RAW RECORDS ->
---

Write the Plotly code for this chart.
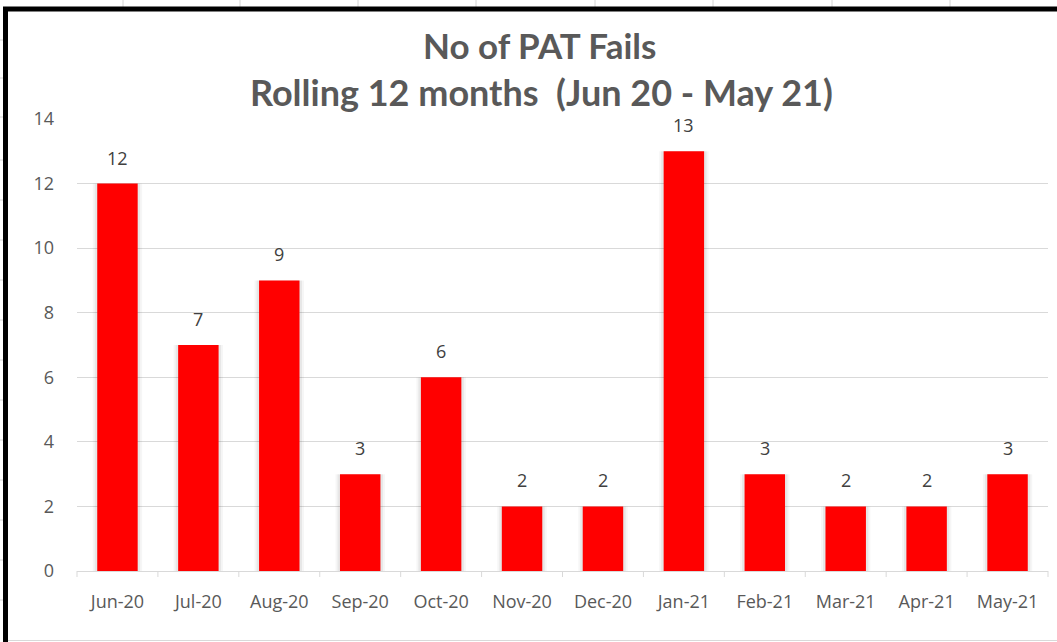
import plotly.graph_objects as go

months = ["Jun-20", "Jul-20", "Aug-20", "Sep-20", "Oct-20", "Nov-20",
          "Dec-20", "Jan-21", "Feb-21", "Mar-21", "Apr-21", "May-21"]
fails = [12, 7, 9, 3, 6, 2, 2, 13, 3, 2, 2, 3]
y_ticks = [0, 2, 4, 6, 8, 10, 12, 14]
title_lines = ["No of PAT Fails", "Rolling 12 months  (Jun 20 - May 21)"]

W, H = 1057, 642
L, R, T, B = 77, 9, 119, 71
pw, ph = W - L - R, H - T - B
FONT = "Open Sans, Lato, sans-serif"
TFONT = "Lato, Open Sans, sans-serif"
cat_px = pw / len(months)

def px(x):
    return (x - L) / pw

def py(y):
    return (H - B - y) / ph

fig = go.Figure()
# soft shadow behind bars
for extra, alpha in [(9, 0.035), (5, 0.06)]:
    fig.add_trace(go.Bar(
        x=months, y=fails, width=0.5 + extra / cat_px,
        marker=dict(color=f"rgba(0,0,0,{alpha})", line=dict(width=0)),
        hoverinfo="skip",
    ))
fig.add_trace(go.Bar(
    x=months, y=fails,
    marker=dict(color="#FF0000", line=dict(width=0)),
    hoverinfo="skip", width=0.5,
))

annotations = [
    dict(text=str(v), x=m, y=v, xref="x", yref="y", showarrow=False,
         yanchor="bottom", yshift=12,
         font=dict(family=FONT, size=18, color="#404040"))
    for m, v in zip(months, fails)
]
annotations += [
    dict(text="<b>" + title_lines[0] + "</b>", xref="paper", yref="paper",
         x=px(539), y=py(45), xanchor="center", yanchor="middle", showarrow=False,
         font=dict(family=TFONT, size=35, color="#595959")),
    dict(text="<b>" + title_lines[1] + "</b>", xref="paper", yref="paper",
         x=px(541), y=py(92), xanchor="center", yanchor="middle", showarrow=False,
         font=dict(family=TFONT, size=36, color="#595959")),
]

shapes = []
# spreadsheet gridlines outside the chart frame
for gx in [123, 240, 358, 476, 595, 713, 832, 950]:
    shapes.append(dict(type="line", xref="paper", yref="paper",
                       x0=px(gx), x1=px(gx), y0=py(0), y1=py(8),
                       line=dict(color="#D4D4D4", width=1), layer="above"))
for gy in [40, 78, 117, 160, 200, 240, 280, 320, 360, 400, 440, 480, 520, 560, 600]:
    shapes.append(dict(type="line", xref="paper", yref="paper",
                       x0=px(0), x1=px(3), y0=py(gy), y1=py(gy),
                       line=dict(color="#D4D4D4", width=1), layer="above"))
# frame
shapes.append(dict(type="line", xref="paper", yref="paper",
                   x0=px(5.5), x1=px(5.5), y0=py(7), y1=py(642),
                   line=dict(color="#000000", width=5), layer="above"))
shapes.append(dict(type="line", xref="paper", yref="paper",
                   x0=px(3), x1=px(1057), y0=py(9), y1=py(9),
                   line=dict(color="#000000", width=5), layer="above"))
shapes.append(dict(type="line", xref="paper", yref="paper",
                   x0=px(8), x1=px(1057), y0=py(640.5), y1=py(640.5),
                   line=dict(color="#D9D9D9", width=1), layer="above"))
# x-axis tick marks (category boundaries)
n = len(months)
for i in range(n + 1):
    shapes.append(dict(type="line", xref="paper", yref="paper",
                       x0=i / n, x1=i / n, y0=0, y1=py(577),
                       line=dict(color="#D9D9D9", width=1)))

fig.update_layout(
    width=W, height=H,
    margin=dict(l=L, r=R, t=T, b=B, pad=0),
    paper_bgcolor="white", plot_bgcolor="white",
    showlegend=False,
    barmode="overlay",
    shapes=shapes,
    annotations=annotations,
    xaxis=dict(
        showgrid=False, showline=True, linecolor="#D9D9D9", linewidth=1,
        ticks="", tickfont=dict(family=FONT, size=18, color="#595959"),
        ticklabelstandoff=14, fixedrange=True,
    ),
    yaxis=dict(
        range=[0, 14], tickvals=y_ticks, showgrid=True, gridcolor="#D9D9D9", gridwidth=1,
        zeroline=False, showline=False, ticks="",
        tickfont=dict(family=FONT, size=18, color="#595959"),
        ticklabelstandoff=22, fixedrange=True,
    ),
)

fig.write_html("out.html", config={"displayModeBar": False},
               post_script="document.body.style.margin='0';document.body.style.overflow='hidden';")
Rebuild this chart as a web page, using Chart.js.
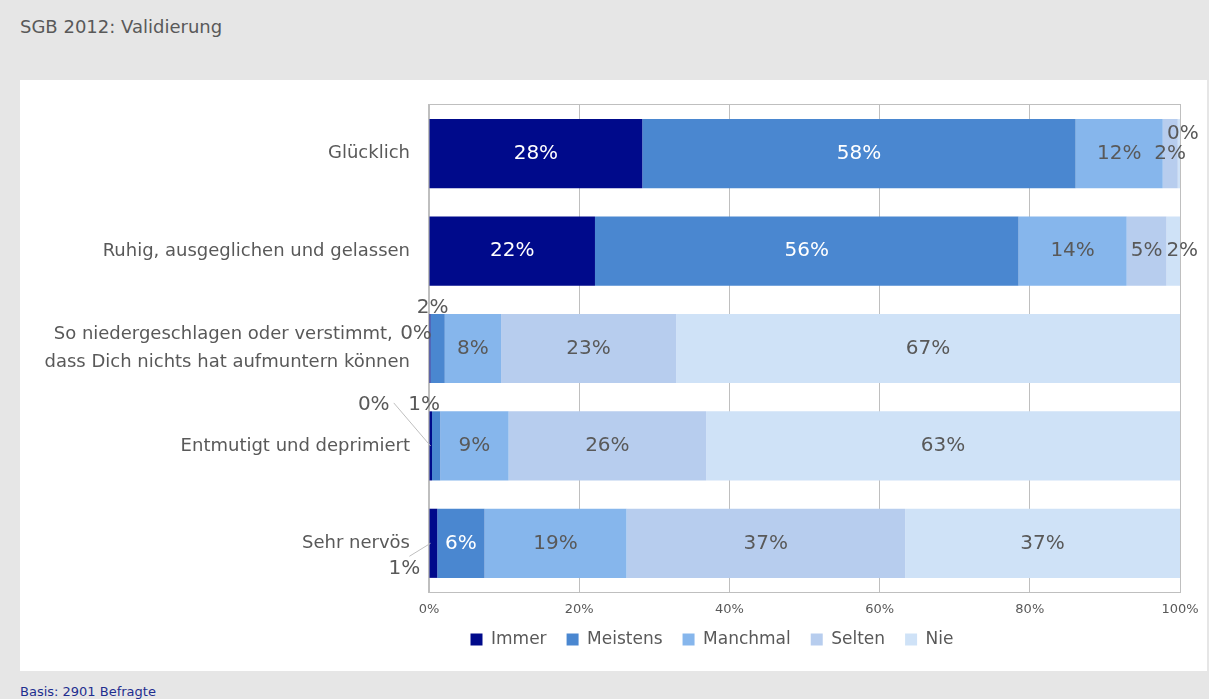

---

Search the data for the word "this" and copy each line where it appears.

EXPECTED ANSWER ->
Write the Plotly code for this chart.
Rebuild this chart as a web page, using Chart.js.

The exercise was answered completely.